YOUR INSTRUCTIONS:
Write out the data below in full, unchanged, minus the images.

AVAILABLE DATA:
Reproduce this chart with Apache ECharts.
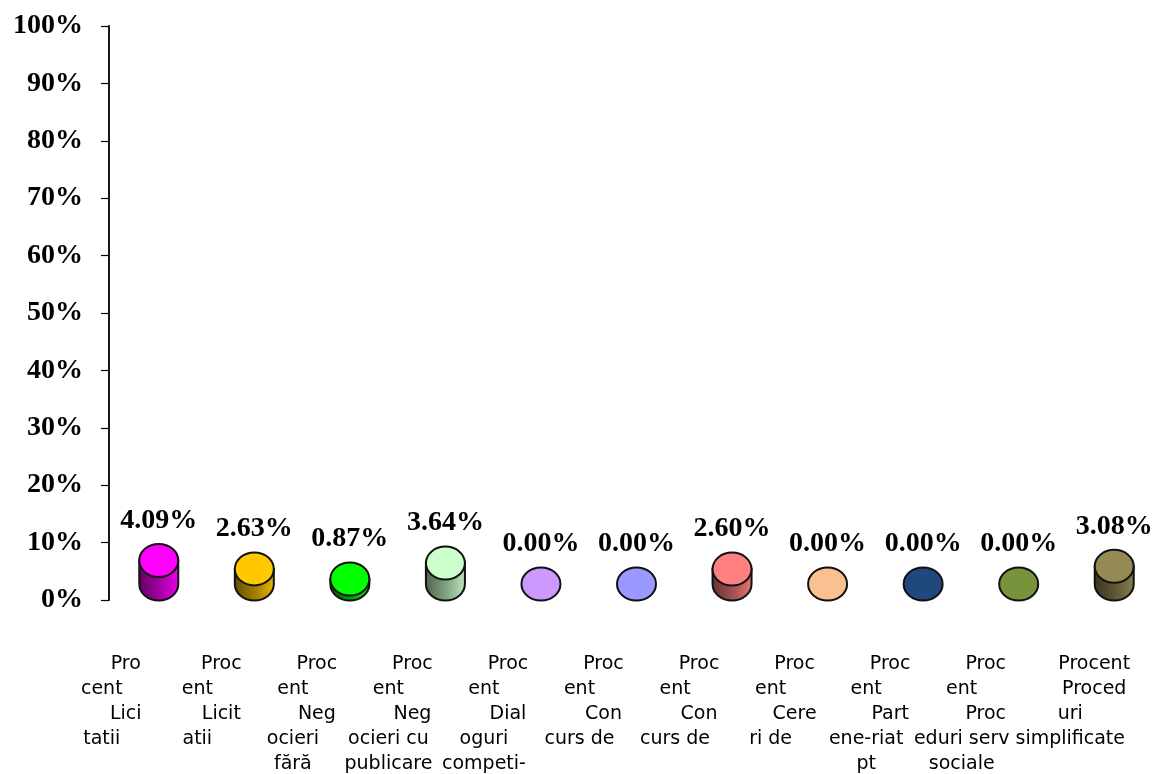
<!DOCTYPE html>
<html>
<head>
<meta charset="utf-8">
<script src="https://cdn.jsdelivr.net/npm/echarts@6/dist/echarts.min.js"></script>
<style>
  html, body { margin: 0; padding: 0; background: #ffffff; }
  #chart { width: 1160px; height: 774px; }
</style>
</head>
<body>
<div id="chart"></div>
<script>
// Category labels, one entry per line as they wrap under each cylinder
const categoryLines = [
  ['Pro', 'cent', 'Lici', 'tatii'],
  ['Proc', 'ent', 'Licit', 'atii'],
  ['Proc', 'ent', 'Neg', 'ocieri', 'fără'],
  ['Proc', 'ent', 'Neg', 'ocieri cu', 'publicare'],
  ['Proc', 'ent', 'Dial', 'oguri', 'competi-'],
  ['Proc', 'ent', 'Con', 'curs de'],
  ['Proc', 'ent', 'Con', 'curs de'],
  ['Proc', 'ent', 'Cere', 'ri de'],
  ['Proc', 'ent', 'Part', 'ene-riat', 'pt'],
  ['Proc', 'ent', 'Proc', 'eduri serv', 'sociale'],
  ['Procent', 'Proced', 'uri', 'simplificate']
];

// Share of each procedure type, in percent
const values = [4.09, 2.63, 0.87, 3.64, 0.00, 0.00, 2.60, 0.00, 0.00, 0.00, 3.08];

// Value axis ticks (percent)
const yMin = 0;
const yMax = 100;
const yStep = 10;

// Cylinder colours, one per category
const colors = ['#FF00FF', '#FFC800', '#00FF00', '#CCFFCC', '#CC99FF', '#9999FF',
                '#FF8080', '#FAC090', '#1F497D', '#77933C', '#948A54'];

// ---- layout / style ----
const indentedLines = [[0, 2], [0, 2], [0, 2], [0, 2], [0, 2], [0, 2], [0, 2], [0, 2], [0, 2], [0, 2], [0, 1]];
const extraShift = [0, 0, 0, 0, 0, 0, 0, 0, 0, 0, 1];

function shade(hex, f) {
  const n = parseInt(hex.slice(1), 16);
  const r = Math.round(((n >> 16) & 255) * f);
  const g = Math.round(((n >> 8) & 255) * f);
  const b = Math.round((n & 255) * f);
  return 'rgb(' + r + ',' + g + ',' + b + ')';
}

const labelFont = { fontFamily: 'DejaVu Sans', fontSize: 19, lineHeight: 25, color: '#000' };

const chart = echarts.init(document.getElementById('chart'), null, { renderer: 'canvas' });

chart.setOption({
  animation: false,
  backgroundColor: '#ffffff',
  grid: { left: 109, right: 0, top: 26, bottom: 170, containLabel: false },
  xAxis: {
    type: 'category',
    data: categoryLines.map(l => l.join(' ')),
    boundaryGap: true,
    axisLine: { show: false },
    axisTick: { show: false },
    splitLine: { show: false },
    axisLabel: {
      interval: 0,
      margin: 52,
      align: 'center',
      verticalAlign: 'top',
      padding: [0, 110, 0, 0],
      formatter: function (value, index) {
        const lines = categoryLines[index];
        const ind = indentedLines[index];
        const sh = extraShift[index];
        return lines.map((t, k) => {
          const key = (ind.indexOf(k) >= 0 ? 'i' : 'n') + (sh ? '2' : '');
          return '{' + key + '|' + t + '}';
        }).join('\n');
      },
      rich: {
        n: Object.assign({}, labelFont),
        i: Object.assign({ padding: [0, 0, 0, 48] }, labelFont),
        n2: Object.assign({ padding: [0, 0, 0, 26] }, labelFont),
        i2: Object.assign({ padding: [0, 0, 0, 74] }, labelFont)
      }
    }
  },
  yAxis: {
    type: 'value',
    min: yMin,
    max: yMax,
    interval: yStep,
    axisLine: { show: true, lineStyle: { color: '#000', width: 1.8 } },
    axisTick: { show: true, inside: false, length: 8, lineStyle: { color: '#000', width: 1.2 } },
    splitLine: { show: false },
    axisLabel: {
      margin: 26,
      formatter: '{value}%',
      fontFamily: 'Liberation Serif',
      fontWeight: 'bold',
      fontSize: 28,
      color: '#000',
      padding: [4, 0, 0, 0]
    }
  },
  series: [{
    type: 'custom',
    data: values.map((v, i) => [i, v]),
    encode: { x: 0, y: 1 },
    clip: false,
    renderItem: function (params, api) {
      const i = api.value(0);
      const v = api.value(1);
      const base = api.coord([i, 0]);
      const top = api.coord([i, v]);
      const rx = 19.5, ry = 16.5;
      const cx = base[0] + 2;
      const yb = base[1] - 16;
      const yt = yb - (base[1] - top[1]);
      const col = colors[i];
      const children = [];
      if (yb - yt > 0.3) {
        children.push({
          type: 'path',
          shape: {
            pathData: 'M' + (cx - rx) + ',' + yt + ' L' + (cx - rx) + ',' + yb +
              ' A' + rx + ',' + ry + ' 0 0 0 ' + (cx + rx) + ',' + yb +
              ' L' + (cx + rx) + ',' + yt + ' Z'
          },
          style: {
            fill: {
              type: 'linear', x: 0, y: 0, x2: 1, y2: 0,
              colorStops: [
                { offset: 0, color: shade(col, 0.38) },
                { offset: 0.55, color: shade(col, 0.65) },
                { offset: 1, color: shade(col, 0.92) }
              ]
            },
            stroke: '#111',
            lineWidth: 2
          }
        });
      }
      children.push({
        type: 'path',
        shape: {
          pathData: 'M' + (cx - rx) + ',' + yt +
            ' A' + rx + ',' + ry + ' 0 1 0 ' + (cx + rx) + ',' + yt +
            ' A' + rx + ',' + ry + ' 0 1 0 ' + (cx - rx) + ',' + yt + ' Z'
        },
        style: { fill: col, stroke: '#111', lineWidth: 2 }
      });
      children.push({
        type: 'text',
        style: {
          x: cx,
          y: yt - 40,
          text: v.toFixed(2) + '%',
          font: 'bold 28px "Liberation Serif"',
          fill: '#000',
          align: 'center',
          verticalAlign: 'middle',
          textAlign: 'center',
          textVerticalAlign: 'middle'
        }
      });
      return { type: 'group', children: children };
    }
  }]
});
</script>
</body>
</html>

RESULT OF THIS EXERCISE:
Reproduce this chart with Apache ECharts.
<!DOCTYPE html>
<html>
<head>
<meta charset="utf-8">
<script src="https://cdn.jsdelivr.net/npm/echarts@6/dist/echarts.min.js"></script>
<style>
  html, body { margin: 0; padding: 0; background: #ffffff; }
  #chart { width: 1160px; height: 774px; }
</style>
</head>
<body>
<div id="chart"></div>
<script>
// Category labels, one entry per line as they wrap under each cylinder
const categoryLines = [
  ['Pro', 'cent', 'Lici', 'tatii'],
  ['Proc', 'ent', 'Licit', 'atii'],
  ['Proc', 'ent', 'Neg', 'ocieri', 'fără'],
  ['Proc', 'ent', 'Neg', 'ocieri cu', 'publicare'],
  ['Proc', 'ent', 'Dial', 'oguri', 'competi-'],
  ['Proc', 'ent', 'Con', 'curs de'],
  ['Proc', 'ent', 'Con', 'curs de'],
  ['Proc', 'ent', 'Cere', 'ri de'],
  ['Proc', 'ent', 'Part', 'ene-riat', 'pt'],
  ['Proc', 'ent', 'Proc', 'eduri serv', 'sociale'],
  ['Procent', 'Proced', 'uri', 'simplificate']
];

// Share of each procedure type, in percent
const values = [4.09, 2.63, 0.87, 3.64, 0.00, 0.00, 2.60, 0.00, 0.00, 0.00, 3.08];

// Value axis ticks (percent)
const yMin = 0;
const yMax = 100;
const yStep = 10;

// Cylinder colours, one per category
const colors = ['#FF00FF', '#FFC800', '#00FF00', '#CCFFCC', '#CC99FF', '#9999FF',
                '#FF8080', '#FAC090', '#1F497D', '#77933C', '#948A54'];

// ---- layout / style ----
const indentedLines = [[0, 2], [0, 2], [0, 2], [0, 2], [0, 2], [0, 2], [0, 2], [0, 2], [0, 2], [0, 2], [0, 1]];
const extraShift = [0, 0, 0, 0, 0, 0, 0, 0, 0, 0, 1];

function shade(hex, f) {
  const n = parseInt(hex.slice(1), 16);
  const r = Math.round(((n >> 16) & 255) * f);
  const g = Math.round(((n >> 8) & 255) * f);
  const b = Math.round((n & 255) * f);
  return 'rgb(' + r + ',' + g + ',' + b + ')';
}

const labelFont = { fontFamily: 'DejaVu Sans', fontSize: 19, lineHeight: 25, color: '#000' };

const chart = echarts.init(document.getElementById('chart'), null, { renderer: 'canvas' });

chart.setOption({
  animation: false,
  backgroundColor: '#ffffff',
  grid: { left: 109, right: 0, top: 26, bottom: 170, containLabel: false },
  xAxis: {
    type: 'category',
    data: categoryLines.map(l => l.join(' ')),
    boundaryGap: true,
    axisLine: { show: false },
    axisTick: { show: false },
    splitLine: { show: false },
    axisLabel: {
      interval: 0,
      margin: 52,
      align: 'center',
      verticalAlign: 'top',
      padding: [0, 110, 0, 0],
      formatter: function (value, index) {
        const lines = categoryLines[index];
        const ind = indentedLines[index];
        const sh = extraShift[index];
        return lines.map((t, k) => {
          const key = (ind.indexOf(k) >= 0 ? 'i' : 'n') + (sh ? '2' : '');
          return '{' + key + '|' + t + '}';
        }).join('\n');
      },
      rich: {
        n: Object.assign({}, labelFont),
        i: Object.assign({ padding: [0, 0, 0, 48] }, labelFont),
        n2: Object.assign({ padding: [0, 0, 0, 26] }, labelFont),
        i2: Object.assign({ padding: [0, 0, 0, 74] }, labelFont)
      }
    }
  },
  yAxis: {
    type: 'value',
    min: yMin,
    max: yMax,
    interval: yStep,
    axisLine: { show: true, lineStyle: { color: '#000', width: 1.8 } },
    axisTick: { show: true, inside: false, length: 8, lineStyle: { color: '#000', width: 1.2 } },
    splitLine: { show: false },
    axisLabel: {
      margin: 26,
      formatter: '{value}%',
      fontFamily: 'Liberation Serif',
      fontWeight: 'bold',
      fontSize: 28,
      color: '#000',
      padding: [4, 0, 0, 0]
    }
  },
  series: [{
    type: 'custom',
    data: values.map((v, i) => [i, v]),
    encode: { x: 0, y: 1 },
    clip: false,
    renderItem: function (params, api) {
      const i = api.value(0);
      const v = api.value(1);
      const base = api.coord([i, 0]);
      const top = api.coord([i, v]);
      const rx = 19.5, ry = 16.5;
      const cx = base[0] + 2;
      const yb = base[1] - 16;
      const yt = yb - (base[1] - top[1]);
      const col = colors[i];
      const children = [];
      if (yb - yt > 0.3) {
        children.push({
          type: 'path',
          shape: {
            pathData: 'M' + (cx - rx) + ',' + yt + ' L' + (cx - rx) + ',' + yb +
              ' A' + rx + ',' + ry + ' 0 0 0 ' + (cx + rx) + ',' + yb +
              ' L' + (cx + rx) + ',' + yt + ' Z'
          },
          style: {
            fill: {
              type: 'linear', x: 0, y: 0, x2: 1, y2: 0,
              colorStops: [
                { offset: 0, color: shade(col, 0.38) },
                { offset: 0.55, color: shade(col, 0.65) },
                { offset: 1, color: shade(col, 0.92) }
              ]
            },
            stroke: '#111',
            lineWidth: 2
          }
        });
      }
      children.push({
        type: 'path',
        shape: {
          pathData: 'M' + (cx - rx) + ',' + yt +
            ' A' + rx + ',' + ry + ' 0 1 0 ' + (cx + rx) + ',' + yt +
            ' A' + rx + ',' + ry + ' 0 1 0 ' + (cx - rx) + ',' + yt + ' Z'
        },
        style: { fill: col, stroke: '#111', lineWidth: 2 }
      });
      children.push({
        type: 'text',
        style: {
          x: cx,
          y: yt - 40,
          text: v.toFixed(2) + '%',
          font: 'bold 28px "Liberation Serif"',
          fill: '#000',
          align: 'center',
          verticalAlign: 'middle',
          textAlign: 'center',
          textVerticalAlign: 'middle'
        }
      });
      return { type: 'group', children: children };
    }
  }]
});
</script>
</body>
</html>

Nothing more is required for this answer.